Now, Oud Royale might be the olfactory equivalent of early crypto or Facebook stocks, but there’s a key difference…

Facebook goes down to virtual reality. The crypto-craze gets old… or implemented on a mass scale, dragging down its asset value with force. Meanwhile, the Mona Lisa still hangs in the Louvre. Briefcase full of cash, you still can’t find that Rembrandt. How many people do you know who wouldn’t kill to drive a Shelby Cobra?

Stocks appear and disappear, and a printing machine has the power to determine your pension. (Who will ‘print’ Bitcoin, and how much of it, by the way?) But art is timeless. And art that’s disappearing is the most valuable kind there is.
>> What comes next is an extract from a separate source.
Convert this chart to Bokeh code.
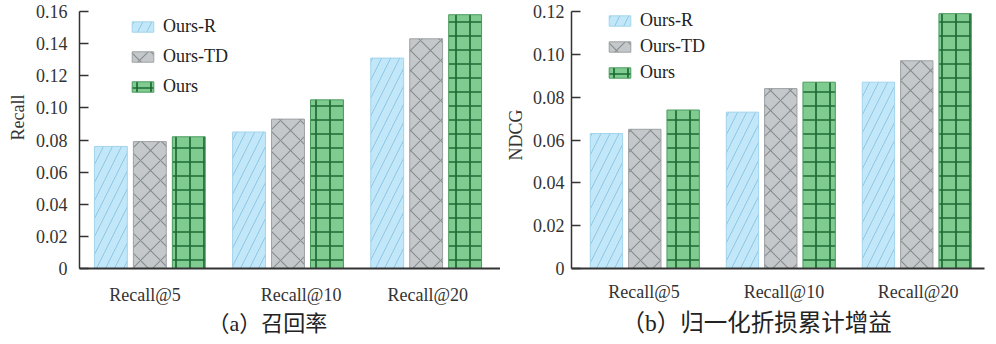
from bokeh.plotting import figure
from bokeh.layouts import row
from bokeh.models import Range1d, FixedTicker, Legend, LegendItem, Title, PrintfTickFormatter
from bokeh.embed import file_html
from bokeh.resources import INLINE

# ---------------- data ----------------
categories = ["Recall@5", "Recall@10", "Recall@20"]
series_names = ["Ours-R", "Ours-TD", "Ours"]

recall_ours_r = [0.076, 0.085, 0.131]
recall_ours_td = [0.079, 0.093, 0.143]
recall_ours = [0.082, 0.105, 0.158]

ndcg_ours_r = [0.063, 0.073, 0.087]
ndcg_ours_td = [0.065, 0.084, 0.097]
ndcg_ours = [0.074, 0.087, 0.119]

recall_ticks = [0, 0.02, 0.04, 0.06, 0.08, 0.10, 0.12, 0.14, 0.16]
recall_tick_labels = ["0", "0.02", "0.04", "0.06", "0.08", "0.10", "0.12", "0.14", "0.16"]
ndcg_ticks = [0, 0.02, 0.04, 0.06, 0.08, 0.10, 0.12]
ndcg_tick_labels = ["0", "0.02", "0.04", "0.06", "0.08", "0.10", "0.12"]

caption_a = "（a）召回率"
caption_b = "（b）归一化折损累计增益"

# ---------------- styles ----------------
SERIF = "Liberation Serif"
CAP_FONT = "Liberation Serif, Noto Sans CJK SC"
STYLES = [
    dict(fill_color="#c2e7f8", line_color="#a3d4ec", hatch_pattern="/",
         hatch_color="#8cc8e6", hatch_scale=18, hatch_weight=1.0),
    dict(fill_color="#c4c8ca", line_color="#9da1a3", hatch_pattern="x",
         hatch_color="#868b8e", hatch_scale=20, hatch_weight=1.1),
    dict(fill_color="#80cb90", line_color="#4a9a5e", hatch_pattern="+",
         hatch_color="#1c6a34", hatch_scale=14, hatch_weight=1.7),
]
BAR_W = 0.238
BAR_STEP = 0.282


def make_chart(series, ticks, tick_labels, y_label, caption, x_start, x_end, width,
               border_left, border_right, legend_loc, legend_spacing, label_shift,
               x_standoff, y_standoff, ylab_offset, ylab_standoff,
               cap_offset, cap_standoff, cap_size):
    p = figure(width=width, height=344, output_backend="svg", toolbar_location=None,
               x_range=Range1d(x_start, x_end), y_range=Range1d(0, ticks[-1]),
               min_border_left=border_left, min_border_right=border_right,
               min_border_top=11, min_border_bottom=76)
    p.outline_line_color = None
    p.xgrid.grid_line_color = None
    p.ygrid.grid_line_color = None
    p.background_fill_color = "white"
    p.border_fill_color = "white"

    items = []
    n = len(series)
    for i, (vals, st, name) in enumerate(zip(series, STYLES, series_names)):
        xs = [k + 0.5 + (i - (n - 1) / 2) * BAR_STEP for k in range(len(categories))]
        r = p.vbar(x=xs, top=vals, width=BAR_W, line_width=1, **st)
        items.append(LegendItem(label=name, renderers=[r]))

    legend = Legend(items=items, location=legend_loc, glyph_width=27, glyph_height=13,
                    label_height=20, spacing=legend_spacing, padding=0, margin=0,
                    border_line_color=None, background_fill_alpha=0,
                    label_text_font=SERIF, label_text_font_size="18px",
                    label_standoff=7, label_text_color="#222222")
    p.add_layout(legend)

    # x axis
    xa = p.xaxis[0]
    tick_pos = [k + 0.5 + label_shift[k] for k in range(len(categories))]
    xa.ticker = FixedTicker(ticks=tick_pos)
    xa.major_label_overrides = {t: c for t, c in zip(tick_pos, categories)}
    xa.major_tick_in = 0
    xa.major_tick_out = 0
    xa.minor_tick_line_color = None
    xa.axis_line_width = 2
    xa.axis_line_color = "#333333"
    xa.major_label_text_font = SERIF
    xa.major_label_text_font_size = "18px"
    xa.major_label_text_color = "#333333"
    xa.major_label_standoff = x_standoff

    # y axis
    ya = p.yaxis[0]
    ya.ticker = FixedTicker(ticks=ticks)
    ya.formatter = PrintfTickFormatter(format="%.2f")
    ya.major_label_overrides = {t: l for t, l in zip(ticks, tick_labels)}
    ya.major_tick_in = 9
    ya.major_tick_out = 0
    ya.major_tick_line_width = 1.5
    ya.major_tick_line_color = "#333333"
    ya.minor_tick_line_color = None
    ya.axis_line_width = 1.5
    ya.axis_line_color = "#333333"
    ya.major_label_text_font = SERIF
    ya.major_label_text_font_size = "18px"
    ya.major_label_text_color = "#333333"
    ya.major_label_standoff = y_standoff

    p.add_layout(Title(text=y_label, align="left", offset=ylab_offset, standoff=ylab_standoff,
                       text_font=SERIF, text_font_size="18px", text_font_style="normal",
                       text_color="#333333"), "left")
    p.add_layout(Title(text=caption, align="left", offset=cap_offset, standoff=cap_standoff,
                       text_font=CAP_FONT, text_font_size=cap_size, text_font_style="normal",
                       text_color="#222222"), "below")
    return p


p1 = make_chart([recall_ours_r, recall_ours_td, recall_ours], recall_ticks, recall_tick_labels,
                "Recall", caption_a, -0.009, 3.038, 500, 78, 0, (50, 171), 9,
                [-0.035, 0.095, 0.012], 16, 12, 128, 10, 128, 2, "22px")
p2 = make_chart([ndcg_ours_r, ndcg_ours_td, ndcg_ours], ndcg_ticks, ndcg_tick_labels,
                "NDCG", caption_b, -0.039, 2.998, 496, 64, 12, (35, 185), 5,
                [-0.006, 0.023, 0.01], 13, 7, 108, 7, 50, 6, "23.5px")

layout = row(p1, p2)
open("out.html", "w").write(file_html(layout, INLINE))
You might not want to keep a 60s Mustang parked in the garage. You prefer to feel the wind in your hair as you stamp its clutch down. So, I suspect that once you smell it, keeping your bottle of Oud Royale will be the last thing on your mind. But if you do decide to hang onto it, you know you own a high-value physical asset that’s more secure than any cash you’ve got lying around. And because we’re practically going back in time with our pricing, you have good reason to expect a handsome return in a few years when the like of it lies buried beneath the dried mud and new roads built in Sri Lanka after the floods. But if you missed out on getting a bottle while you could have, at this price, you’d be taking a whiff of all the ‘cheap’ and ‘decent’ concoctions that would by then have flooded the market. And you’d wish you could get a swipe of OUD again.